Researchers can now access and analyze single-cell sequencing data thanks to the development of an algorithm that continuously processes new data. Researchers are still learning about the cells that make up our organs and are in charge of our health. Single-cell sequencing is a new technique that allows researchers to recognize and categorize cell types based on their characteristics. However, it generates a large amount of data, which a new algorithm may help to accelerate.
The fact that the human body is composed of cells is a fundamental and well-understood concept. Despite this, scientists are still attempting to identify the various types of cells that comprise our organs and contribute to our health.
Single-cell sequencing, a relatively new technique, allows researchers to recognize and categorize cell types based on characteristics such as which genes they express. This type of research, however, generates massive amounts of data, with datasets ranging from hundreds of thousands to millions of cells.
A new algorithm uses online learning to analyze large single-cell data sets using the amount of memory found on a standard laptop computer.
A new algorithm developed by Joshua Welch, Ph.D., of the Department of Computational Medicine and Bioinformatics, Ph.D. candidate Chao Gao, and their team employs online learning, greatly speeding up the process and allowing researchers all over the world to analyze large data sets using the amount of memory found on a standard laptop computer. The research was published in the journal Nature Biotechnology.
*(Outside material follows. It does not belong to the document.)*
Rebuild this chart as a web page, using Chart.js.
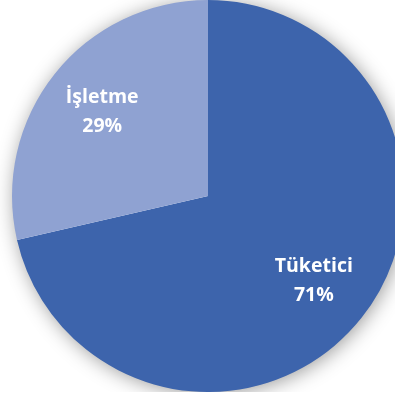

The method allows researchers to analyze millions of cells using the memory available on a standard computer. “Our method enables anyone with a computer to perform analyses at the scale of an entire organism,” Welch says. “That’s exactly where the field is heading.”
The team demonstrated their proof of principle by using data sets from the National Institutes of Health’s Brain Initiative, a project aimed at understanding the human brain by mapping every cell that involves investigative teams from across the country, including Welch’s lab.
For projects like this one, each single-cell data set that is submitted must be re-analyzed with the previous data sets in the order they arrive, explains Welch. Their new approach allows new datasets to be added to existing ones without having to reprocess the older ones. It also allows researchers to divide datasets into so-called mini-batches in order to reduce the amount of memory required to process them.
“This is critical for the increasingly large sets containing millions of cells,” Welch says. “There have been five to six papers this year with two million cells or more, and the amount of memory required just to store the raw data is significantly more than anyone has on their computer.”
When applied to big data analytics tasks, traditional batch machine learning techniques have many limitations. A promising tool for data stream learning is an online learning technique with stream computing mode.
Welch compares the online technique to the continuous data processing performed by social media platforms such as Facebook and Twitter, which must process user-generated data on a continuous basis and serve up relevant posts to people’s feeds. “Instead of people tweeting, we have labs all over the world conducting experiments and releasing their data.”
The discovery has the potential to significantly improve efficiency for other large-scale projects such as the Human Body Map and the Human Cell Atlas. “Understanding the normal complement of cells in the body is the first step toward understanding how things go wrong in disease,” says Welch.